● EXERCISE OBJECTIVE:
Without including the pictures, copy out every line below.

● SOURCE MATERIAL:
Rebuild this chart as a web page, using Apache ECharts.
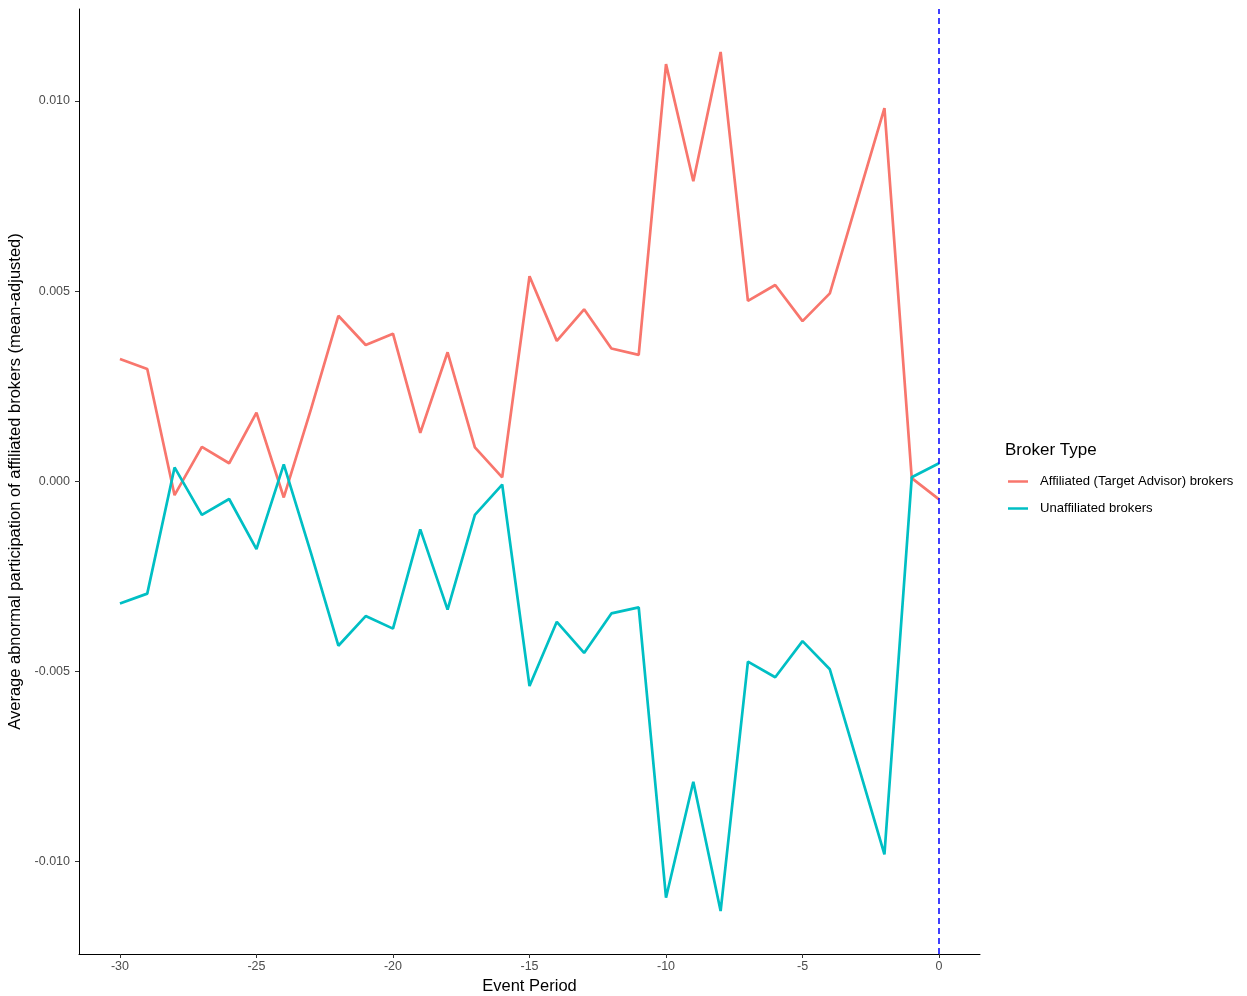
<!DOCTYPE html>
<html>
<head>
<meta charset="utf-8">
<script src="https://cdn.jsdelivr.net/npm/echarts@6/dist/echarts.min.js"></script>
<style>
html,body{margin:0;padding:0;background:#fff;}
#chart{width:1247px;height:996px;}
</style>
</head>
<body>
<div id="chart"></div>
<script>
const periods = [-30,-29,-28,-27,-26,-25,-24,-23,-22,-21,-20,-19,-18,-17,-16,-15,-14,-13,-12,-11,-10,-9,-8,-7,-6,-5,-4,-3,-2,-1,0];
const affiliated = [0.00321,0.00295,-0.00037,0.00090,0.00047,0.00180,-0.00043,0.00190,0.00435,0.00358,0.00388,0.00127,0.00339,0.00089,0.00010,
  0.00539,0.00369,0.00452,0.00349,0.00332,0.01097,0.00789,0.01129,0.00474,0.00516,0.00421,0.00494,0.00738,0.00981,0.00008,-0.00048];
const unaffiliated = [-0.00322,-0.00296,0.00036,-0.00089,-0.00047,-0.00179,0.00044,-0.00190,-0.00433,-0.00355,-0.00388,-0.00127,-0.00338,-0.00089,-0.00009,
  -0.00539,-0.00370,-0.00452,-0.00348,-0.00332,-0.01096,-0.00791,-0.01131,-0.00475,-0.00516,-0.00421,-0.00495,-0.00738,-0.00982,0.00010,0.00047];
const xTicks = [-30,-25,-20,-15,-10,-5,0];
const yTicks = [-0.010,-0.005,0.000,0.005,0.010];
const seriesNames = ['Affiliated (Target Advisor) brokers','Unaffiliated brokers'];
const colors = ['#F8766D','#00BFC4'];

const chart = echarts.init(document.getElementById('chart'), null, {renderer:'canvas'});
const FONT = 'Liberation Sans, Arial, sans-serif';
const tickLabel = {color:'#4d4d4d', fontSize:12.5, fontFamily:FONT};
chart.setOption({
  animation:false,
  backgroundColor:'#fff',
  grid:{left:79, top:9, width:901, height:945, containLabel:false, outerBoundsMode:'none'},
  xAxis:{
    type:'value', min:-31.5, max:1.5,
    name:'Event Period', nameLocation:'middle', nameGap:22,
    nameTextStyle:{color:'#000', fontSize:16.5, fontFamily:FONT},
    axisLine:{show:true, onZero:false, lineStyle:{color:'#000', width:1}},
    axisTick:{show:true, length:4, lineStyle:{color:'#333'}, customValues:xTicks},
    axisLabel:Object.assign({margin:6, customValues:xTicks, formatter:v=>String(v)}, tickLabel),
    splitLine:{show:false}
  },
  yAxis:{
    type:'value', min:-0.01244, max:0.01242,
    name:'Average abnormal participation of affiliated brokers (mean-adjusted)', nameLocation:'middle', nameGap:49,
    nameTextStyle:{color:'#000', fontSize:16.5, fontFamily:FONT},
    axisLine:{show:true, onZero:false, lineStyle:{color:'#000', width:1}},
    axisTick:{show:true, length:4, lineStyle:{color:'#333'}, customValues:yTicks},
    axisLabel:Object.assign({margin:9, customValues:yTicks, formatter:v=>v.toFixed(3)}, tickLabel),
    splitLine:{show:false}
  },
  legend:{
    orient:'vertical', left:1003, top:470, itemWidth:20, itemHeight:2.5, itemGap:14,
    data:seriesNames.map(n=>({name:n, icon:'rect'})),
    textStyle:{color:'#000', fontSize:13.1, fontFamily:FONT, padding:[0,0,0,7]}
  },
  graphic:[{
    type:'text', left:1005, top:442,
    style:{text:'Broker Type', fill:'#000', fontSize:17, fontFamily:FONT}
  }],
  series:[
    {
      name:seriesNames[0], type:'line', symbol:'none', showSymbol:false,
      data:periods.map((p,i)=>[p, affiliated[i]]),
      lineStyle:{color:colors[0], width:2.7}, itemStyle:{color:colors[0]},
      markLine:{
        silent:true, symbol:'none', label:{show:false},
        lineStyle:{color:'#0000ff', type:[6,4], width:1.5},
        data:[{xAxis:0}]
      }
    },
    {
      name:seriesNames[1], type:'line', symbol:'none', showSymbol:false,
      data:periods.map((p,i)=>[p, unaffiliated[i]]),
      lineStyle:{color:colors[1], width:2.7}, itemStyle:{color:colors[1]}
    }
  ]
});
</script>
</body>
</html>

● SOLUTION FOR THIS TASK:
Rebuild this chart as a web page, using Apache ECharts.
<!DOCTYPE html>
<html>
<head>
<meta charset="utf-8">
<script src="https://cdn.jsdelivr.net/npm/echarts@6/dist/echarts.min.js"></script>
<style>
html,body{margin:0;padding:0;background:#fff;}
#chart{width:1247px;height:996px;}
</style>
</head>
<body>
<div id="chart"></div>
<script>
const periods = [-30,-29,-28,-27,-26,-25,-24,-23,-22,-21,-20,-19,-18,-17,-16,-15,-14,-13,-12,-11,-10,-9,-8,-7,-6,-5,-4,-3,-2,-1,0];
const affiliated = [0.00321,0.00295,-0.00037,0.00090,0.00047,0.00180,-0.00043,0.00190,0.00435,0.00358,0.00388,0.00127,0.00339,0.00089,0.00010,
  0.00539,0.00369,0.00452,0.00349,0.00332,0.01097,0.00789,0.01129,0.00474,0.00516,0.00421,0.00494,0.00738,0.00981,0.00008,-0.00048];
const unaffiliated = [-0.00322,-0.00296,0.00036,-0.00089,-0.00047,-0.00179,0.00044,-0.00190,-0.00433,-0.00355,-0.00388,-0.00127,-0.00338,-0.00089,-0.00009,
  -0.00539,-0.00370,-0.00452,-0.00348,-0.00332,-0.01096,-0.00791,-0.01131,-0.00475,-0.00516,-0.00421,-0.00495,-0.00738,-0.00982,0.00010,0.00047];
const xTicks = [-30,-25,-20,-15,-10,-5,0];
const yTicks = [-0.010,-0.005,0.000,0.005,0.010];
const seriesNames = ['Affiliated (Target Advisor) brokers','Unaffiliated brokers'];
const colors = ['#F8766D','#00BFC4'];

const chart = echarts.init(document.getElementById('chart'), null, {renderer:'canvas'});
const FONT = 'Liberation Sans, Arial, sans-serif';
const tickLabel = {color:'#4d4d4d', fontSize:12.5, fontFamily:FONT};
chart.setOption({
  animation:false,
  backgroundColor:'#fff',
  grid:{left:79, top:9, width:901, height:945, containLabel:false, outerBoundsMode:'none'},
  xAxis:{
    type:'value', min:-31.5, max:1.5,
    name:'Event Period', nameLocation:'middle', nameGap:22,
    nameTextStyle:{color:'#000', fontSize:16.5, fontFamily:FONT},
    axisLine:{show:true, onZero:false, lineStyle:{color:'#000', width:1}},
    axisTick:{show:true, length:4, lineStyle:{color:'#333'}, customValues:xTicks},
    axisLabel:Object.assign({margin:6, customValues:xTicks, formatter:v=>String(v)}, tickLabel),
    splitLine:{show:false}
  },
  yAxis:{
    type:'value', min:-0.01244, max:0.01242,
    name:'Average abnormal participation of affiliated brokers (mean-adjusted)', nameLocation:'middle', nameGap:49,
    nameTextStyle:{color:'#000', fontSize:16.5, fontFamily:FONT},
    axisLine:{show:true, onZero:false, lineStyle:{color:'#000', width:1}},
    axisTick:{show:true, length:4, lineStyle:{color:'#333'}, customValues:yTicks},
    axisLabel:Object.assign({margin:9, customValues:yTicks, formatter:v=>v.toFixed(3)}, tickLabel),
    splitLine:{show:false}
  },
  legend:{
    orient:'vertical', left:1003, top:470, itemWidth:20, itemHeight:2.5, itemGap:14,
    data:seriesNames.map(n=>({name:n, icon:'rect'})),
    textStyle:{color:'#000', fontSize:13.1, fontFamily:FONT, padding:[0,0,0,7]}
  },
  graphic:[{
    type:'text', left:1005, top:442,
    style:{text:'Broker Type', fill:'#000', fontSize:17, fontFamily:FONT}
  }],
  series:[
    {
      name:seriesNames[0], type:'line', symbol:'none', showSymbol:false,
      data:periods.map((p,i)=>[p, affiliated[i]]),
      lineStyle:{color:colors[0], width:2.7}, itemStyle:{color:colors[0]},
      markLine:{
        silent:true, symbol:'none', label:{show:false},
        lineStyle:{color:'#0000ff', type:[6,4], width:1.5},
        data:[{xAxis:0}]
      }
    },
    {
      name:seriesNames[1], type:'line', symbol:'none', showSymbol:false,
      data:periods.map((p,i)=>[p, unaffiliated[i]]),
      lineStyle:{color:colors[1], width:2.7}, itemStyle:{color:colors[1]}
    }
  ]
});
</script>
</body>
</html>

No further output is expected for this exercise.